Farmland damage estimates
After nearly two months of flooding many farmers were faced with fields suffering from erosion, sedimentary deposits and other difficulties.
"Our levees and roads took a lot of damage," Andrews said.
Most farmers in the flood plain lost topsoil and precision-leveled land was severely damaged.
Rick Goff, director of the Lawrence County Farm Service Agency, said that the county committee has determined that there has been $2 million in damages to farmland along the Black, Strawberry, Spring and Cache rivers as a result of the spring floods.
The county committee has requested the Emergency Conservation Program (ECP) for Lawrence County. "At this time this request has been sent to the FSA State Office, before funding can be approved, congressional action will have to take place," Goff said.
Farmers who had high hopes for this year's Farm Bill are disappointed that the result has been less than anticipated.
"We need a new title for a permanent disaster program," said Andrews. "That way when things get bad the Secretary of Agriculture could just say there is a disaster and set things in motion.

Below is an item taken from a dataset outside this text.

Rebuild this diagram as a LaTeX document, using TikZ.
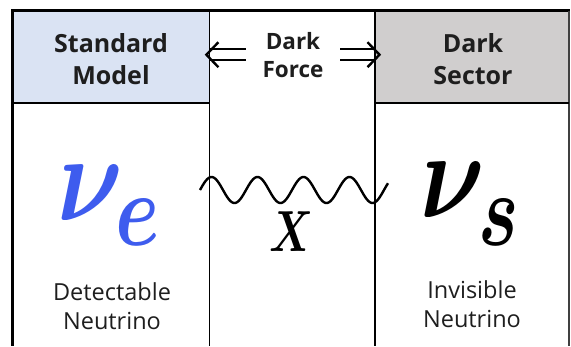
\documentclass[tikz,border=0pt]{standalone}
\usepackage{amsmath}
\usepackage{fontspec}
\setmainfont{Open Sans}
\definecolor{smblue}{RGB}{218,227,243}
\definecolor{dsgrey}{RGB}{208,206,206}
\definecolor{nublue}{RGB}{62,92,238}
\definecolor{txt}{RGB}{30,30,30}
\begin{document}
\begin{tikzpicture}[x=1pt,y=-1pt,
  hbox/.style={draw=none,inner sep=0,minimum height=92pt,anchor=north west},
  header/.style={font=\bfseries\fontsize{25}{32}\selectfont,align=center,text=txt,inner sep=0},
  midhead/.style={font=\bfseries\fontsize{22.5}{28}\selectfont,align=center,text=txt,inner sep=0},
  desc/.style={font=\fontsize{23.5}{29}\selectfont,align=center,text=txt,inner sep=0},
  frame/.style={line width=3pt},
  divider/.style={line width=1.6pt},
  arrowline/.style={line width=2.4pt,line cap=butt},
  wave/.style={line width=2.4pt},
  sym/.style={inner sep=0,anchor=south}]
\useasboundingbox (0,0) rectangle (571,346);
% header boxes
\node[hbox,fill=smblue,minimum width=197pt] (smbox) at (12.5,10.5) {};
\node[hbox,fill=dsgrey,minimum width=194pt] (dsbox) at (375,10.5) {};
% frame
\draw[frame] (11,10.5) -- (570,10.5);
\draw[frame] (12.5,9) -- (12.5,346);
\draw[divider] (209.5,10.5) -- (209.5,346);
\draw[divider] (375,10.5) -- (375,346);
\draw[line width=1.3pt,black!75] (569,10.5) -- (569,346);
\draw[divider] (smbox.south west) -- (smbox.south east);
\draw[divider] (dsbox.south west) -- (dsbox.south east);
% header texts
\node[header] (smtext) at (111,59) {Standard\\Model};
\node[header] (dstext) at (473,59) {Dark\\Sector};
\node[midhead] (dftext) at (293,55) {Dark\\Force};
% double arrows
\path (smbox.east) ++(-3.5,-2) coordinate (lt);
\draw[arrowline] ([shift={(4,-5.5)}]lt) -- ([shift={(39.5,-5.5)}]lt);
\draw[arrowline] ([shift={(4,5.5)}]lt) -- ([shift={(39.5,5.5)}]lt);
\draw[arrowline,line join=miter] ([shift={(12,-12.5)}]lt) -- (lt) -- ([shift={(12,12.5)}]lt);
\path (dsbox.west) ++(4.5,-2) coordinate (rt);
\draw[arrowline] ([shift={(-4,-5.5)}]rt) -- ([shift={(-39.5,-5.5)}]rt);
\draw[arrowline] ([shift={(-4,5.5)}]rt) -- ([shift={(-39.5,5.5)}]rt);
\draw[arrowline,line join=miter] ([shift={(-12,-12.5)}]rt) -- (rt) -- ([shift={(-12,12.5)}]rt);
% symbols
\node[sym,text=nublue,xscale=10.2,yscale=12.4] (nue) at (90,223) {$\boldsymbol{\nu}$};
\node[sym,text=nublue,xscale=8,yscale=10.4] (esub) at (138,248) {$\boldsymbol{e}$};
\node[sym,xscale=10,yscale=12.4] (nus) at (453,220) {$\boldsymbol{\nu}$};
\node[sym,xscale=7.6,yscale=10.4] (ssub) at (499,248) {$\boldsymbol{s}$};
\node[sym,xscale=4.3,yscale=5.8] (xb) at (292,253) {$\boldsymbol{X}$};
% wave
\draw[wave,smooth] plot[domain=200:388,samples=160] (\x,{190-13*sin(7.82609*(\x-200))});
% descriptions
\node[desc] (det) at (112,306) {Detectable\\Neutrino};
\node[desc] (inv) at (472,304) {Invisible\\Neutrino};
\end{tikzpicture}
\end{document}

"This farm bill is not as good as the last one," he said. Farmers are not getting nearly as much support as in the last bill."
"We're in a global economy. It's not just about U.S. prices, it's about world prices," Andrews added. "People see the prices for wheat set in Chicago and think that's what farmers are making. Those prices do not reflect what the farmer is getting when he takes his crop to the grain elevator."
First District Congressman Marion Berry said, "The new Farm Bill is terrible, but it is the best deal we were going to get.
"We got no cooperation," Berry said. "It's half of what we had. The responsibility lies with the White House and with the leaders in the House and Senate. The Farm Bill doesn't adequately address disasters. If there is any funding for fixing levees or repairing damages, it will have to be a supplemental bill."
The new Farm Bill will not go into effect until 2009. Until then the 2002 Farm Bill is still in effect.
The president vetoed the current bill and Congress overrode the veto. However, due to the omission of one title (Title III, Trade) from the version sent to the White House the newly enacted law contained only 14 of 15 Farm Bill titles.
Congress has since placed the omitted title back into the bill and has sent it on to the Senate for the second time. The president is expected to veto the bill, and it is also expected that the veto will be overridden for a second time.
Farmers are currently feeling an economic pinch, according to Andrews.
"Nobody has received any payments," he said. "We're going deeper into debt. Farming is a big part of our economy and it's hurting the entire county because the money is not in the economy."